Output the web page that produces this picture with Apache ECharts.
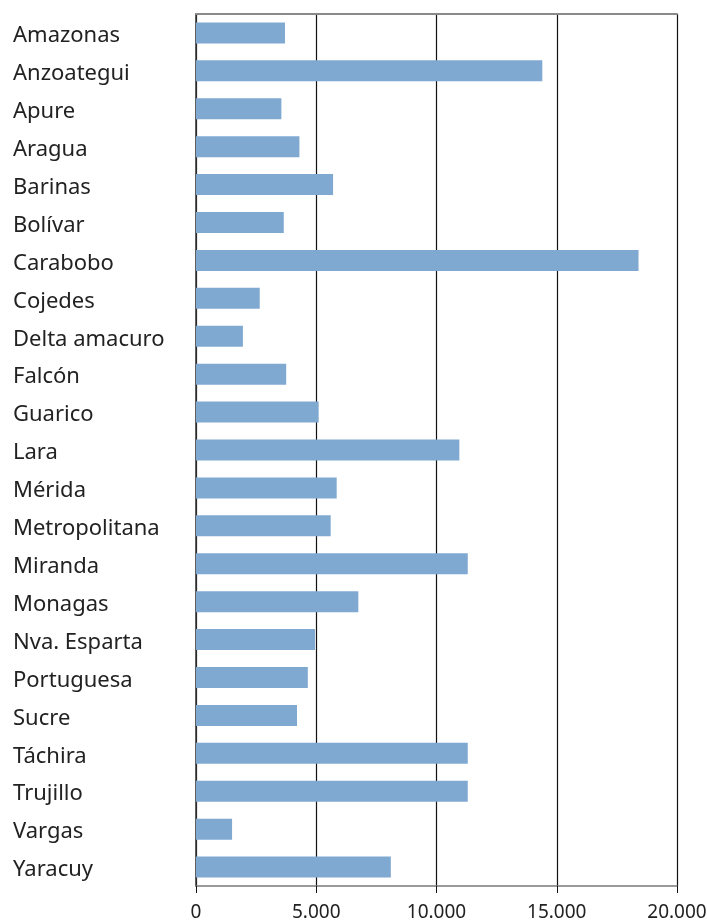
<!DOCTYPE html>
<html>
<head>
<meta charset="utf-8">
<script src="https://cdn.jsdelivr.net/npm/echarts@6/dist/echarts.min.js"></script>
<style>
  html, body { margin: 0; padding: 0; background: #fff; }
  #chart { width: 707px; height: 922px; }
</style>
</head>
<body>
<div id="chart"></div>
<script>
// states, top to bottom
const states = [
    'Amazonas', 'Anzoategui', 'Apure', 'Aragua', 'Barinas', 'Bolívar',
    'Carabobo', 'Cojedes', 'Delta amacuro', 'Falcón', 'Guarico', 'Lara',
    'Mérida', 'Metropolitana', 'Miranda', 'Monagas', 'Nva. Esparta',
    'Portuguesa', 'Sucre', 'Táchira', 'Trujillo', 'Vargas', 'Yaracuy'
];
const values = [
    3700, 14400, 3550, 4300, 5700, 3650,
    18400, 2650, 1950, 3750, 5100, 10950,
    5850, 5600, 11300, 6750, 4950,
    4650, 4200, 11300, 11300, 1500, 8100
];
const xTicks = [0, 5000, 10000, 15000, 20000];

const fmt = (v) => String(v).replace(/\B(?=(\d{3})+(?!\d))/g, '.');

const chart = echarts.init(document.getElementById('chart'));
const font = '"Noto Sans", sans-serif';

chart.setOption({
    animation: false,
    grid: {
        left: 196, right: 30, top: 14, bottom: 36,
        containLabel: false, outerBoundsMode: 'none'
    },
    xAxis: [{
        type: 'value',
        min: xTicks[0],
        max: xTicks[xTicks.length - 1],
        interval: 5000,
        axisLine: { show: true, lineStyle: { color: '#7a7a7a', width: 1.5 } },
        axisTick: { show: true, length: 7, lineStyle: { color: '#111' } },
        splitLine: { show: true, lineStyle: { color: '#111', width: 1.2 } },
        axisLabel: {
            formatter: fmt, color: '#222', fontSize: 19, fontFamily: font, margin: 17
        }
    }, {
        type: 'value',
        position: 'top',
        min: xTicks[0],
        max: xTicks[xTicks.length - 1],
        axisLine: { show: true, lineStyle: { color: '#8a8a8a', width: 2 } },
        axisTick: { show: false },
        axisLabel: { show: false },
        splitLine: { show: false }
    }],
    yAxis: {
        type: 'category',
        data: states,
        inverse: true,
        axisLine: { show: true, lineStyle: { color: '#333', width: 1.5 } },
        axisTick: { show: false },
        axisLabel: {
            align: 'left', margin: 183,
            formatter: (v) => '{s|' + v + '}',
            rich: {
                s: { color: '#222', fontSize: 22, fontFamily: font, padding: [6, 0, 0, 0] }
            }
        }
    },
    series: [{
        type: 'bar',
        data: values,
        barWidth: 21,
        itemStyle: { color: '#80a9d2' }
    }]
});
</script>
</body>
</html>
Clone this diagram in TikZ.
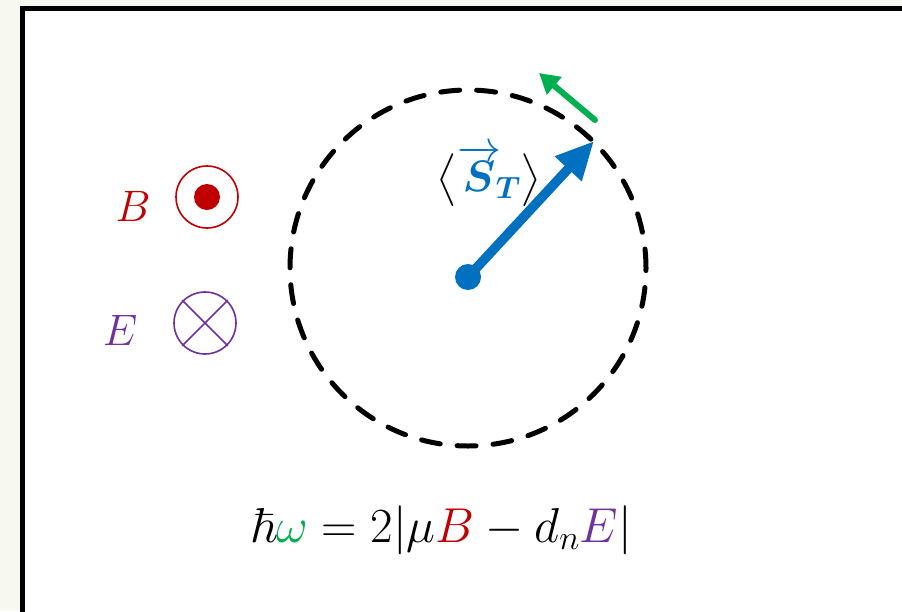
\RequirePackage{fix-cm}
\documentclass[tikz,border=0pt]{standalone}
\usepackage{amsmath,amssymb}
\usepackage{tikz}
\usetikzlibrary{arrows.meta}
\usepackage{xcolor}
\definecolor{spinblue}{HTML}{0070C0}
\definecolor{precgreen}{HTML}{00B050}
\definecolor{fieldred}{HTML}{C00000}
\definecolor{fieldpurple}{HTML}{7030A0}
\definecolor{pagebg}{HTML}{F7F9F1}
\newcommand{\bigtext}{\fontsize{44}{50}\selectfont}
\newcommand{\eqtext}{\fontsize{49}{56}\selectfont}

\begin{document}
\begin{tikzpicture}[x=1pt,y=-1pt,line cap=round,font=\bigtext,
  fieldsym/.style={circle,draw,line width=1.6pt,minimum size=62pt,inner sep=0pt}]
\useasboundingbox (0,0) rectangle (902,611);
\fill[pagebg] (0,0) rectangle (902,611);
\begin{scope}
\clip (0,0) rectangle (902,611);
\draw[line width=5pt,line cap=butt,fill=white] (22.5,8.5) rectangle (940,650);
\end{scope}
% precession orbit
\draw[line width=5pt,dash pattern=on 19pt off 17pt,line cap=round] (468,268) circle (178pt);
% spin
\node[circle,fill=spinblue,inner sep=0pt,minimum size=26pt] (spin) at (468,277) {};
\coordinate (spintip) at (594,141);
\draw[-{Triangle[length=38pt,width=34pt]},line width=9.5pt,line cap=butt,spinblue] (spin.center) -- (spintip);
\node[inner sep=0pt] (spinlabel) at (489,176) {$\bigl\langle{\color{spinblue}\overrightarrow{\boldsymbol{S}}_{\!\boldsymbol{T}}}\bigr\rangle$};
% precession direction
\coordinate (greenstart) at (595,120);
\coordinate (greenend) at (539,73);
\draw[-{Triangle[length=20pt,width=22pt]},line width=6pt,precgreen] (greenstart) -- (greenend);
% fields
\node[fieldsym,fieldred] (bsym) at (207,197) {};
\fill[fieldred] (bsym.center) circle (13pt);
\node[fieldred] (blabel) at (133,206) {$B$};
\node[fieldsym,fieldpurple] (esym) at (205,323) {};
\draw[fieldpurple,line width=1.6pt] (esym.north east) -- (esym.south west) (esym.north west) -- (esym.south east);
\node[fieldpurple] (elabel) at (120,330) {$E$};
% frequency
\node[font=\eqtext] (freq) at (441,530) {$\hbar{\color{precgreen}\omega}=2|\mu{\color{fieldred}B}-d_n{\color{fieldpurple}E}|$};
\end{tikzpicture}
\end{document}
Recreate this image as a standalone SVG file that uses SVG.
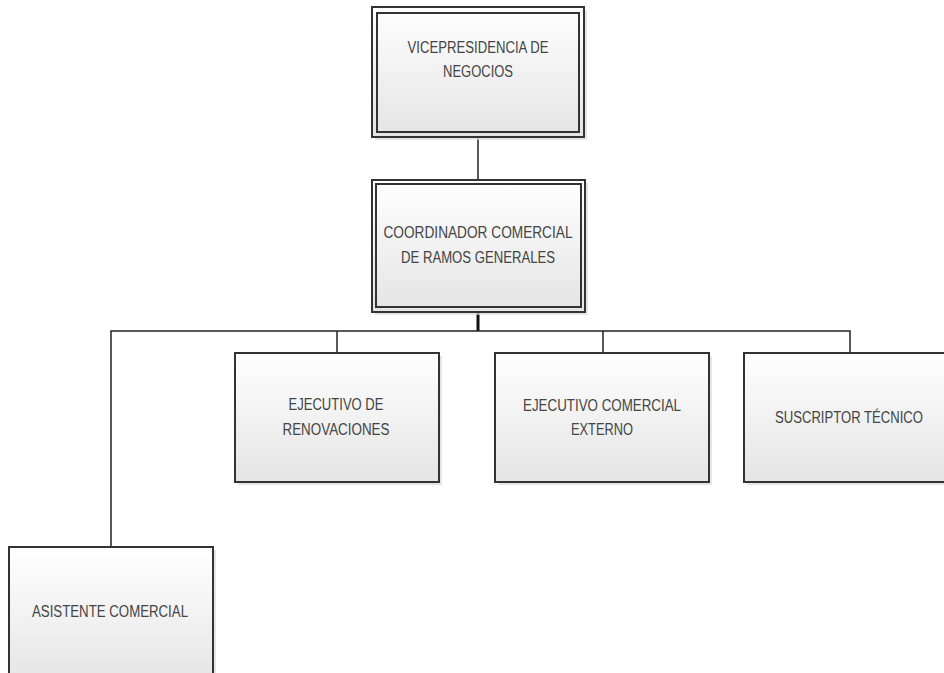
○ ○ ○ ○
_TASK BRIEF:_ Each entry above should be reproduced exactly, with the pictures removed.

_ANSWER TO THE EXERCISE:_
Output the web page that produces this picture with Apache ECharts.
<!DOCTYPE html>
<html>
<head>
<meta charset="utf-8">
<script src="https://cdn.jsdelivr.net/npm/echarts@6/dist/echarts.min.js"></script>
<style>
  html, body { margin: 0; padding: 0; background: #fff; }
  #chart { width: 707px; height: 922px; }
</style>
</head>
<body>
<div id="chart"></div>
<script>
// states, top to bottom
const states = [
    'Amazonas', 'Anzoategui', 'Apure', 'Aragua', 'Barinas', 'Bolívar',
    'Carabobo', 'Cojedes', 'Delta amacuro', 'Falcón', 'Guarico', 'Lara',
    'Mérida', 'Metropolitana', 'Miranda', 'Monagas', 'Nva. Esparta',
    'Portuguesa', 'Sucre', 'Táchira', 'Trujillo', 'Vargas', 'Yaracuy'
];
const values = [
    3700, 14400, 3550, 4300, 5700, 3650,
    18400, 2650, 1950, 3750, 5100, 10950,
    5850, 5600, 11300, 6750, 4950,
    4650, 4200, 11300, 11300, 1500, 8100
];
const xTicks = [0, 5000, 10000, 15000, 20000];

const fmt = (v) => String(v).replace(/\B(?=(\d{3})+(?!\d))/g, '.');

const chart = echarts.init(document.getElementById('chart'));
const font = '"Noto Sans", sans-serif';

chart.setOption({
    animation: false,
    grid: {
        left: 196, right: 30, top: 14, bottom: 36,
        containLabel: false, outerBoundsMode: 'none'
    },
    xAxis: [{
        type: 'value',
        min: xTicks[0],
        max: xTicks[xTicks.length - 1],
        interval: 5000,
        axisLine: { show: true, lineStyle: { color: '#7a7a7a', width: 1.5 } },
        axisTick: { show: true, length: 7, lineStyle: { color: '#111' } },
        splitLine: { show: true, lineStyle: { color: '#111', width: 1.2 } },
        axisLabel: {
            formatter: fmt, color: '#222', fontSize: 19, fontFamily: font, margin: 17
        }
    }, {
        type: 'value',
        position: 'top',
        min: xTicks[0],
        max: xTicks[xTicks.length - 1],
        axisLine: { show: true, lineStyle: { color: '#8a8a8a', width: 2 } },
        axisTick: { show: false },
        axisLabel: { show: false },
        splitLine: { show: false }
    }],
    yAxis: {
        type: 'category',
        data: states,
        inverse: true,
        axisLine: { show: true, lineStyle: { color: '#333', width: 1.5 } },
        axisTick: { show: false },
        axisLabel: {
            align: 'left', margin: 183,
            formatter: (v) => '{s|' + v + '}',
            rich: {
                s: { color: '#222', fontSize: 22, fontFamily: font, padding: [6, 0, 0, 0] }
            }
        }
    },
    series: [{
        type: 'bar',
        data: values,
        barWidth: 21,
        itemStyle: { color: '#80a9d2' }
    }]
});
</script>
</body>
</html>
Clone this diagram in TikZ.
\RequirePackage{fix-cm}
\documentclass[tikz,border=0pt]{standalone}
\usepackage{amsmath,amssymb}
\usepackage{tikz}
\usetikzlibrary{arrows.meta}
\usepackage{xcolor}
\definecolor{spinblue}{HTML}{0070C0}
\definecolor{precgreen}{HTML}{00B050}
\definecolor{fieldred}{HTML}{C00000}
\definecolor{fieldpurple}{HTML}{7030A0}
\definecolor{pagebg}{HTML}{F7F9F1}
\newcommand{\bigtext}{\fontsize{44}{50}\selectfont}
\newcommand{\eqtext}{\fontsize{49}{56}\selectfont}

\begin{document}
\begin{tikzpicture}[x=1pt,y=-1pt,line cap=round,font=\bigtext,
  fieldsym/.style={circle,draw,line width=1.6pt,minimum size=62pt,inner sep=0pt}]
\useasboundingbox (0,0) rectangle (902,611);
\fill[pagebg] (0,0) rectangle (902,611);
\begin{scope}
\clip (0,0) rectangle (902,611);
\draw[line width=5pt,line cap=butt,fill=white] (22.5,8.5) rectangle (940,650);
\end{scope}
% precession orbit
\draw[line width=5pt,dash pattern=on 19pt off 17pt,line cap=round] (468,268) circle (178pt);
% spin
\node[circle,fill=spinblue,inner sep=0pt,minimum size=26pt] (spin) at (468,277) {};
\coordinate (spintip) at (594,141);
\draw[-{Triangle[length=38pt,width=34pt]},line width=9.5pt,line cap=butt,spinblue] (spin.center) -- (spintip);
\node[inner sep=0pt] (spinlabel) at (489,176) {$\bigl\langle{\color{spinblue}\overrightarrow{\boldsymbol{S}}_{\!\boldsymbol{T}}}\bigr\rangle$};
% precession direction
\coordinate (greenstart) at (595,120);
\coordinate (greenend) at (539,73);
\draw[-{Triangle[length=20pt,width=22pt]},line width=6pt,precgreen] (greenstart) -- (greenend);
% fields
\node[fieldsym,fieldred] (bsym) at (207,197) {};
\fill[fieldred] (bsym.center) circle (13pt);
\node[fieldred] (blabel) at (133,206) {$B$};
\node[fieldsym,fieldpurple] (esym) at (205,323) {};
\draw[fieldpurple,line width=1.6pt] (esym.north east) -- (esym.south west) (esym.north west) -- (esym.south east);
\node[fieldpurple] (elabel) at (120,330) {$E$};
% frequency
\node[font=\eqtext] (freq) at (441,530) {$\hbar{\color{precgreen}\omega}=2|\mu{\color{fieldred}B}-d_n{\color{fieldpurple}E}|$};
\end{tikzpicture}
\end{document}
Recreate this image as a standalone SVG file that uses SVG.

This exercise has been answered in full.